Securities firms can afford to be generous More than 300 employees are in line for bonuses of at least $4 million

NEW YORK — NEW YORK -- More than 300 people on Wall Street will receive year-end bonuses of at least $4 million as the industry's profits surge to record levels, according to executive recruiters and investment bankers.

Leading partners at Goldman, Sachs & Co., the biggest and richest investment banking partnership, will get $7 million to $8 million each, according to people at the firm.


Top bankers, traders and salespeople at firms such as Morgan Stanley & Co., Merrill Lynch & Co. and Donaldson, Lufkin & Jenrette Inc. will receive $5 million or more.

Compensation is among the most important topics on Wall Street now because executives are meeting to decide how much to pay their employees.


Expectations are running high, as the securities industry is on track to earn a record $12 billion in pre-tax profits this year.

Most of employees' pay on Wall Street comes in annual bonuses many times bigger than their salaries.

"This has been a good year for the Street, so we should be able to compensate people fairly generously," said David Komansky, Merrill's president.

At Merrill and elsewhere, pay increases of up to 30 percent more than last year's "wouldn't surprise me," he said.

Securities firms can afford to be generous.

Merrill, Goldman, and Morgan Stanley each will earn more than $1 billion this year, while DLJ earned more in the first nine months of this year than in all of 1993, its previous record year.

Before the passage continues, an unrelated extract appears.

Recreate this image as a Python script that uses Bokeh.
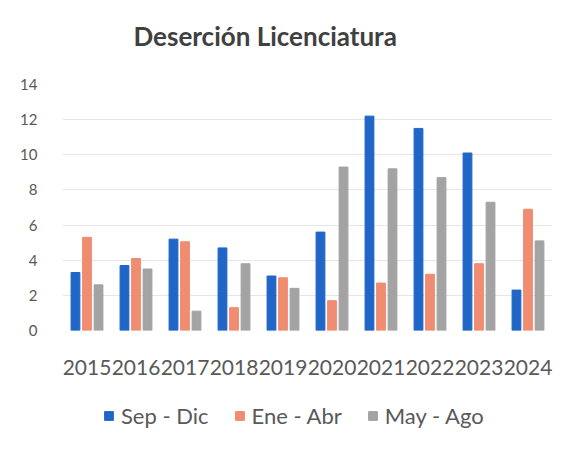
from bokeh.plotting import figure
from bokeh.models import FactorRange, Legend, LegendItem, FixedTicker, ColumnDataSource, Label
from bokeh.layouts import column
from bokeh.transform import dodge
from bokeh.embed import file_html
from bokeh.resources import INLINE

title_text = "Deserción Licenciatura"
years = ["2015", "2016", "2017", "2018", "2019", "2020", "2021", "2022", "2023", "2024"]
sep_dic = [3.3, 3.7, 5.2, 4.7, 3.1, 5.6, 12.2, 11.5, 10.1, 2.3]
ene_abr = [5.3, 4.1, 5.05, 1.3, 3.0, 1.7, 2.7, 3.2, 3.8, 6.9]
may_ago = [2.6, 3.5, 1.1, 3.8, 2.4, 9.3, 9.2, 8.7, 7.3, 5.1]
series_names = ["Sep - Dic", "Ene - Abr", "May - Ago"]
series_cols = ["sep", "ene", "may"]
y_ticks = [0, 2, 4, 6, 8, 10, 12, 14]

colors = ["#1F66C6", "#F08C70", "#A3A3A3"]
FONT = "Lato"

src = ColumnDataSource(dict(years=years, sep=sep_dic, ene=ene_abr, may=may_ago))

# title strip
tf = figure(width=569, height=60, output_backend="svg", toolbar_location=None,
            x_axis_type=None, y_axis_type=None, min_border=0,
            x_range=(0, 1), y_range=(0, 1))
tf.outline_line_color = None
tf.grid.grid_line_color = None
tf.add_layout(Label(x=71, y=25, x_units="screen", y_units="screen", text=title_text,
                    text_font=FONT, text_font_size="26px", text_font_style="bold",
                    text_color="#404040", text_align="left", text_baseline="middle"))

p = figure(x_range=FactorRange(*years, range_padding=0), y_range=(0, 14),
           frame_width=490, frame_height=246, output_backend="svg", toolbar_location=None,
           min_border_left=62, min_border_right=17, min_border_top=24, min_border_bottom=60)

offsets = [-0.235, 0.0, 0.235]
for col, off, c in zip(series_cols, offsets, colors):
    p.vbar(x=dodge("years", off, range=p.x_range), top=col, width=0.18, source=src, color=c)

p.outline_line_color = None
p.xgrid.grid_line_color = None
p.ygrid.grid_line_color = "#E6E6E6"
p.yaxis.ticker = FixedTicker(ticks=y_ticks)

for ax in (p.xaxis, p.yaxis):
    ax.axis_line_color = None
    ax.major_tick_line_color = None
    ax.minor_tick_line_color = None
    ax.major_tick_out = 0
    ax.major_tick_in = 0
    ax.major_label_text_font = FONT
    ax.major_label_text_color = "#595959"

p.yaxis.major_label_text_font_size = "15px"
p.yaxis.major_label_standoff = 25
p.xaxis.major_label_text_font_size = "21px"
p.xaxis.major_label_standoff = 29

# legend strip below the chart: its renderers use the same data but lie outside
# this strip's visible y-range, so only the legend swatches show
lg = figure(width=569, height=64, output_backend="svg", toolbar_location=None,
            x_axis_type=None, y_axis_type=None, min_border=0,
            x_range=FactorRange(*years), y_range=(100, 101))
lg.outline_line_color = None
lg.grid.grid_line_color = None
items = []
for name, col, c in zip(series_names, series_cols, colors):
    r = lg.vbar(x="years", top=col, width=0.1, source=src, color=c)
    items.append(LegendItem(label=name, renderers=[r], index=0))

legend = Legend(items=items, orientation="horizontal", location=(41, 25),
                glyph_width=11, glyph_height=11, label_standoff=7, spacing=25,
                label_text_font=FONT, label_text_font_size="22px",
                label_text_color="#595959", border_line_color=None,
                background_fill_alpha=0, margin=0, padding=0)
lg.add_layout(legend, "center")

layout = column(tf, p, lg, spacing=0)
open("out.html", "w").write(file_html(layout, INLINE))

Roaring stock markets and falling interest rates have propelled Wall Street's core businesses of stock and bond underwriting, sales and trading, mergers and acquisitions advice and asset management.

That's great news for the people who run those businesses; it means that Wall Street's wealth "can be more broadly dispensed," said Gary Goldstein, president of the Whitney Group, a New York-based executive recruiter.


"There are a lot more people who will earn $4 million to $5 million or more this year than ever before."

Senior bankers and traders aren't the only ones who'll be well paid.

Midlevel employees at the vice president and senior vice president level can expect between $500,000 and $1 million this year, and even junior bankers a couple of years out of graduate business school will make about $250,000.

By contrast, the average family income in the United States was $51,353 last year, according to the U.S. Census Bureau.

The bonus dollars haven't always been so widely shared.

In Wall Street's previous record year, 1993, fixed-income traders and salespeople made the most money, as the lowest interest rates in a generation fueled a surge in the bond market.


Back in the go-go 1980s, merger bankers and junk bond traders and underwriters led the way.

To be sure, employees at securities firms are sacrificing a lot of time with friends and family to make that money.

"We like our work and we think we are well compensated, but I think people are working as hard as they have ever worked on the advisory side of the business," said Marc Granetz, a managing director in CS First Boston's mergers and acquisitions department.

The workday for junior bankers often runs from 7 a.m. to 11 p.m., six or seven days a week, Granetz said.

Senior bankers work fewer hours but their travel schedules are tough.

Still, many bankers and traders will be disappointed.


That's because some of their peers at the investment banking subsidiaries of Deutsche Bank AG, Union Bank of Switzerland and Swiss Bank Corp. will receive even bigger year-end payments.

These banks are paying a premium to woo talent that will help them build up their securities business in the United States.

"The expectations on Wall Street this year for bonuses are enormous," said Scott Page, president of executive recruiter Solomon-Page Group in New York.

"Reality may not meet expectations -- you can't take care of everybody."

At Lehman Brothers Inc., which was skimpy with pay last year, some bankers are looking for their bonuses to double, a person at the firm said.

One way for Wall Street firms to please their employees while conserving cash is by handing out more of the bonuses in stock.


Firms such as Merrill, Lehman and DLJ have taken that approach over the past couple of years.

As much as 40 percent of senior bankers' compensation at some firms will come in stock this year, said Jeff Bell, an executive recruiter at Russell Reynolds Associates Inc. in New York.